▶

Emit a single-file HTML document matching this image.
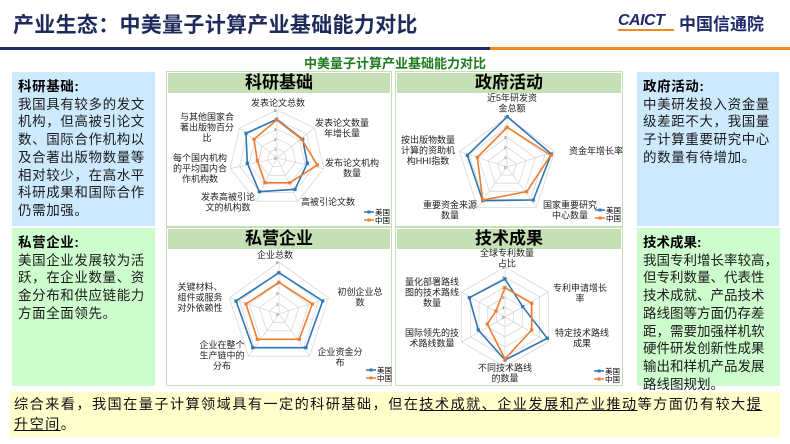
<!DOCTYPE html>
<html><head><meta charset="utf-8">
<style>
*{margin:0;padding:0;box-sizing:border-box}
body{width:790px;height:444px;background:#fff;font-family:"Liberation Sans","Noto Sans CJK SC",sans-serif;position:relative;overflow:hidden}
.abs{position:absolute}
.title{left:13px;top:9px;font-size:21px;font-weight:bold;color:#1f2a5c;letter-spacing:0.3px}
.panel{position:absolute;font-size:13.5px;line-height:17.7px;color:#1a1a1a;padding:6px 6px;letter-spacing:0.6px}
.panel b{display:block;color:#000}
.box{position:absolute;border:1.5px solid #c5e0b4;background:#fff}
.box .hd{height:20px;background:#c5e0b4;text-align:center;font-size:17px;font-weight:bold;line-height:20px;color:#000;margin:1px}
</style></head><body>
<div class="abs title">产业生态：中美量子计算产业基础能力对比</div>
<div class="abs" style="left:618px;top:12px;font-size:16px;font-weight:bold;font-style:italic;color:#1f2a6c;letter-spacing:-0.5px">CAICT</div>
<div class="abs" style="left:618px;top:29px;width:56px;height:2px;background:#f08a1c"></div>
<div class="abs" style="left:679px;top:10px;font-size:17px;font-weight:bold;color:#1f2a6c">中国信通院</div>
<div class="abs" style="left:0;top:47px;width:490px;height:3px;background:#1f2a6c"></div>
<div class="abs" style="left:490px;top:47px;width:300px;height:3px;background:#f08a1c"></div>
<div class="abs" style="left:0;width:790px;top:53px;text-align:center;font-size:13px;font-weight:bold;color:#1e7a1e">中美量子计算产业基础能力对比</div>

<div class="panel" style="left:12px;top:72px;width:143px;height:154px;background:#cde9fd"><b>科研基础:</b>我国具有较多的发文机构，但高被引论文数、国际合作机构以及合著出版物数量等相对较少，在高水平科研成果和国际合作仍需加强。</div>
<div class="panel" style="left:12px;top:228px;width:143px;height:158px;background:#cdfccd"><b>私营企业:</b>美国企业发展较为活跃，在企业数量、资金分布和供应链能力方面全面领先。</div>
<div class="panel" style="left:637px;top:72px;width:142px;height:154px;background:#cde9fd"><b>政府活动:</b>中美研发投入资金量级差距不大，我国量子计算重要研究中心的数量有待增加。</div>
<div class="panel" style="left:637px;top:228px;width:143px;height:158px;background:#cdfccd;letter-spacing:0;padding-right:2px"><b>技术成果:</b>我国专利增长率较高，<br>但专利数量、代表性<br>技术成就、产品技术<br>路线图等方面仍存差<br>距，需要加强样机软<br>硬件研发创新性成果<br>输出和样机产品发展<br>路线图规划。</div>

<div class="box" style="left:166px;top:71px;width:226px;height:156px"><div class="hd">科研基础</div></div>
<div class="box" style="left:395px;top:71px;width:228px;height:156px"><div class="hd">政府活动</div></div>
<div class="box" style="left:166px;top:227px;width:226px;height:159px"><div class="hd">私营企业</div></div>
<div class="box" style="left:395px;top:227px;width:228px;height:159px"><div class="hd">技术成果</div></div>

<svg id="s" class="abs" style="left:0;top:0" width="790" height="444" font-family="Liberation Sans, Noto Sans CJK SC, sans-serif"></svg>

<div class="abs" style="left:10px;top:392px;width:770px;height:45px;background:#ffffcc;padding:3px 4px;font-size:14.2px;line-height:20px;color:#111;letter-spacing:1.4px;white-space:nowrap">综合来看，我国在量子计算领域具有一定的科研基础，但在<u>技术成就、企业发展和产业推动</u>等方面仍有较大<u>提<br>升空间</u>。</div>

<script>
var s=document.getElementById('s'),h='';
function grid(cx,cy,r,n){for(var k=1;k<=5;k++){var p=[];for(var i=0;i<n;i++){var a=2*Math.PI*i/n;p.push((cx+r*k/5*Math.sin(a)).toFixed(1)+','+(cy-r*k/5*Math.cos(a)).toFixed(1));}
h+='<polygon points="'+p.join(' ')+'" fill="none" stroke="#d9d9d9" stroke-width="0.8"/>';}
for(var i=0;i<n;i++){var a=2*Math.PI*i/n;h+='<line x1="'+cx+'" y1="'+cy+'" x2="'+(cx+r*Math.sin(a))+'" y2="'+(cy-r*Math.cos(a))+'" stroke="#d9d9d9" stroke-width="0.8"/>';}
for(var k=0;k<=5;k++)h+='<text x="'+(cx-3)+'" y="'+(cy-r*k/5+2)+'" font-size="4.5" fill="#666">'+k+'</text>';}
function poly(ox,oy,pts,c){var p=pts.map(function(q){return (ox+q[0]/3).toFixed(1)+','+(oy+q[1]/3).toFixed(1)});
h+='<polygon points="'+p.join(' ')+'" fill="none" stroke="'+c+'" stroke-width="1.6"/>';
p.forEach(function(q){var a=q.split(',');h+='<rect x="'+(a[0]-1.6)+'" y="'+(a[1]-1.6)+'" width="3.2" height="3.2" fill="'+c+'"/>';});}
function lab(x,y,lines){lines.forEach(function(t,i){h+='<text x="'+x+'" y="'+(y+i*10.5+3)+'" font-size="9" text-anchor="middle" fill="#222">'+t+'</text>';});}
function leg(x,y){h+='<line x1="'+(x-16)+'" y1="'+y+'" x2="'+(x-6)+'" y2="'+y+'" stroke="#2e75b6" stroke-width="1.5"/><rect x="'+(x-12.5)+'" y="'+(y-1.5)+'" width="3" height="3" fill="#2e75b6"/><text x="'+(x-5)+'" y="'+(y+3)+'" font-size="7.5">美国</text>';
y+=8;h+='<line x1="'+(x-16)+'" y1="'+y+'" x2="'+(x-6)+'" y2="'+y+'" stroke="#ed7d31" stroke-width="1.5"/><rect x="'+(x-12.5)+'" y="'+(y-1.5)+'" width="3" height="3" fill="#ed7d31"/><text x="'+(x-5)+'" y="'+(y+3)+'" font-size="7.5">中国</text>';}
var B='#2e75b6',O='#ed7d31';
grid(277,158,48,7);
poly(160,50,[[350,208],[428,268],[442,340],[405,418],[298,425],[262,340],[258,250]],B);
poly(160,50,[[350,210],[425,268],[472,345],[390,398],[315,398],[292,332],[282,268]],O);
lab(278,103,['发表论文总数']);lab(342,123,['发表论文数量','年增长量']);lab(352,163,['发布论文机构','数量']);
lab(328,202,['高被引论文数']);lab(228,197,['发表高被引论','文的机构数']);lab(200,158,['每个国内机构','的平均国内合','作机构数']);lab(207,117,['与其他国家合','著出版物百分','比']);
leg(380,212);
grid(507,167,50,5);
poly(390,50,[[352,200],[484,312],[430,450],[278,452],[232,316]],B);
poly(390,50,[[352,232],[482,316],[410,425],[278,450],[262,322]],O);
lab(512,98,['近5年研发资','金总额']);lab(596,151,['资金年增长率']);lab(570,205,['国家重要研究','中心数量']);lab(450,205,['重要资金来源','数量']);lab(428,140,['按出版物数量','计算的资助机','构HHI指数']);
leg(611,210);
grid(279,314,52,5);
poly(160,225,[[357,143],[488,228],[438,368],[278,368],[228,228]],B);
poly(160,225,[[357,172],[457,237],[418,343],[292,343],[258,237]],O);
lab(275,255,['企业总数']);lab(360,292,['初创企业总','数']);lab(340,352,['企业资金分','布']);lab(222,345,['企业在整个','生产链中的','分布']);lab(200,287,['关键材料、','组件或服务','对外依赖性']);
leg(382,370);
grid(505,317,50,6);
poly(390,225,[[345,162],[398,245],[472,340],[345,405],[265,315],[238,218]],B);
poly(390,225,[[345,188],[425,235],[425,315],[345,402],[292,297],[318,258]],O);
lab(507,253,['全球专利数量','占比']);lab(580,288,['专利申请增长','率']);lab(582,333,['特定技术路线','成果']);lab(505,368,['不同技术路线','的数量']);lab(432,333,['国际领先的技','术路线数量']);lab(432,282,['量化部署路线','图的技术路线','数量']);
leg(610,371);
s.innerHTML=h;
</script>
</body></html>
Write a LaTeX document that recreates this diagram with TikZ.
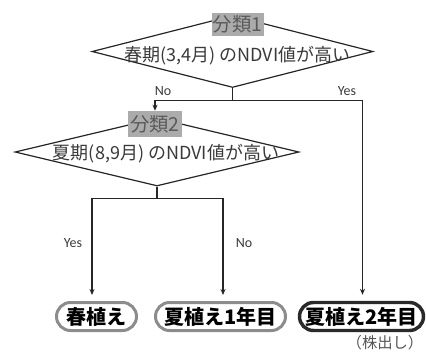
\documentclass[tikz,border=0pt]{standalone}
\usepackage{fontspec}
\setmainfont{Noto Sans CJK JP}
\newfontfamily\latf{Carlito}
\usetikzlibrary{shapes.geometric,arrows.meta,calc}
\definecolor{linec}{HTML}{262626}
\definecolor{taggray}{HTML}{ABABAB}
\definecolor{tagtext}{HTML}{5A5A5A}
\definecolor{condtext}{HTML}{3A3A3A}
\definecolor{resgray}{HTML}{8C8C8C}
\definecolor{resdark}{HTML}{2A2A2A}
\definecolor{subtext}{HTML}{555555}
\begin{document}
\begin{tikzpicture}[x=0.75pt,y=-0.75pt,
  dia/.style={draw=linec, line width=0.9pt, shape=diamond, inner sep=0pt, fill=white},
  tag/.style={fill=taggray, text=tagtext, inner sep=0pt, font=\fontsize{14.5}{16}\selectfont},
  cond/.style={text=condtext, inner sep=0pt, font=\fontsize{13.5}{15}\selectfont},
  res/.style={draw=resgray, line width=2.25pt, rounded corners=10.5pt, minimum height=21pt, inner sep=0pt, fill=white, font=\bfseries\fontsize{15}{17}\selectfont},
  conn/.style={draw=linec, line width=0.9pt},
  arr/.style={conn, -{Stealth[length=4.5pt,width=3.75pt]}},
  yn/.style={text=condtext, inner sep=0pt, font=\latf\fontsize{10.5}{12}\selectfont}]
\useasboundingbox (0,0) rectangle (426,351);
% decisions
\node[dia, minimum width=210.75pt, minimum height=54pt] (d1) at (232.5,51.5) {};
\node[cond] (t1) at (237.5,56) {春期(3,4月) のNDVI値が高い};
\node[tag, minimum width=39pt, minimum height=17.25pt] (lab1) at (237.5,24) {分類1};
\node[dia, minimum width=213pt, minimum height=51pt] (d2) at (157,152) {};
\node[cond] (t2) at (166,154) {夏期(8,9月) のNDVI値が高い};
\node[tag, minimum width=40.5pt, minimum height=19.5pt] (lab2) at (155,124) {分類2};
% results
\node[res, minimum width=60pt] (b1) at (96.5,316.5) {春植え};
\node[res, minimum width=97.5pt] (b2) at (220.5,316.5) {夏植え1年目};
\node[res, draw=resdark, line width=2.6pt, minimum width=93pt] (b3) at (361.5,316.5) {夏植え2年目};
\node[text=subtext, inner sep=0pt, font=\fontsize{11.5}{13}\selectfont] (sub) at (385,343) {（株出し）};
% connectors
\coordinate (j1) at ($(d1.south)+(0,12)$);
\coordinate (j2) at ($(d2.south)+(0,12)$);
\draw[conn] (d1.south) -- (j1);
\draw[arr] (j1) -| (lab2.north);
\draw[arr, shorten >=4.5pt] (j1) -| ($(b3.north)+(1,0)$);
\draw[conn] (d2.south) -- (j2);
\draw[arr, shorten >=4.5pt] (j2) -| ($(b1.north)+(-4.5,0)$);
\draw[arr, shorten >=4.5pt] (j2) -| ($(b2.north)+(2.5,0)$);
% branch labels
\node[yn] (no1) at (163,91) {No};
\node[yn] (yes1) at (347,91) {Yes};
\node[yn] (yes2) at (73,243) {Yes};
\node[yn] (no2) at (244,243) {No};
\end{tikzpicture}
\end{document}
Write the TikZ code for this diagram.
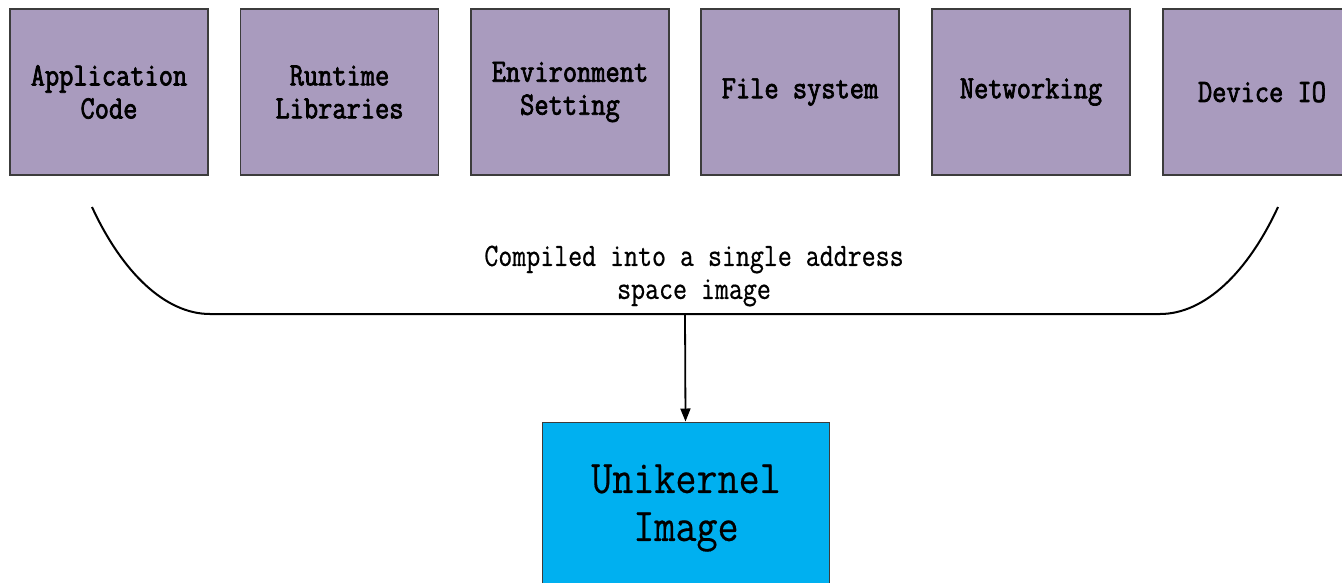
\documentclass[tikz,border=0pt]{standalone}
\usepackage{fontspec}
\usetikzlibrary{arrows.meta}
\newfontfamily\labelfont[FakeStretch=0.835, FakeBold=0.6]{Latin Modern Mono}
\newfontfamily\titlefont[FakeStretch=0.87, FakeBold=0.3]{Latin Modern Mono}
\newfontfamily\boldlabelfont[FakeStretch=0.85, FakeBold=2.2]{Latin Modern Mono}
\definecolor{compfill}{HTML}{A99BBE}
\definecolor{imgfill}{HTML}{00B0F0}
\definecolor{edgegray}{HTML}{3C3C3C}
\begin{document}
\begin{tikzpicture}[x=1pt,y=-1pt,
  comp/.style={draw=edgegray, line width=1.3pt, fill=compfill,
    minimum width=198pt, minimum height=166pt, inner sep=0pt, align=center,
    font=\boldlabelfont\fontsize{32.5}{33}\selectfont},
  image/.style={draw=edgegray, line width=1pt, fill=imgfill,
    minimum width=287pt, minimum height=162pt, inner sep=0pt, align=center,
    font=\titlefont\fontsize{47}{48}\selectfont},
  caption/.style={align=center, inner sep=0pt,
    font=\labelfont\fontsize{32.5}{33}\selectfont},
  bracket/.style={line width=2pt, draw=black},
  flow/.style={line width=1.8pt, -{Triangle[length=13pt,width=10pt]}}]
\useasboundingbox (0,0) rectangle (1342,582);
\clip (0,0) rectangle (1342,582);

% components linked into the image
\node[comp] (app)  at (109,92)   {Application\\Code};
\node[comp] (rt)   at (339.5,92) {Runtime\\Libraries};
\node[comp] (env)  at (570,92)   {Environment\\Setting};
\node[comp] (fs)   at (800,92)   {File system};
\node[comp] (net)  at (1031,92)  {Networking};
\node[comp] (dev)  at (1262,92)  {Device IO};

% brace gathering the components
\coordinate (bl) at (92,207);
\coordinate (br) at (1278,207);
\coordinate (join) at (685,314);
\draw[bracket] (bl) .. controls (122,272) and (165,314) .. (210,314)
  -- (1160,314) .. controls (1205,314) and (1248,272) .. (br);

\node[caption] (note) at (694,276) {Compiled into a single address\\space image};

% resulting unikernel
\node[image] (uk) at (685.5,503) {};
\node[font=\titlefont\fontsize{47}{48}\selectfont, align=center, inner sep=0pt]
  (uklabel) at (686,508) {Unikernel\\Image};
\draw[flow] (join) -- (uk.north);
\end{tikzpicture}
\end{document}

◀

= Job =
From the records above, copy every line that holds the word "diagram".

= Full output =
Write a LaTeX document that recreates this diagram with TikZ.
Write the TikZ code for this diagram.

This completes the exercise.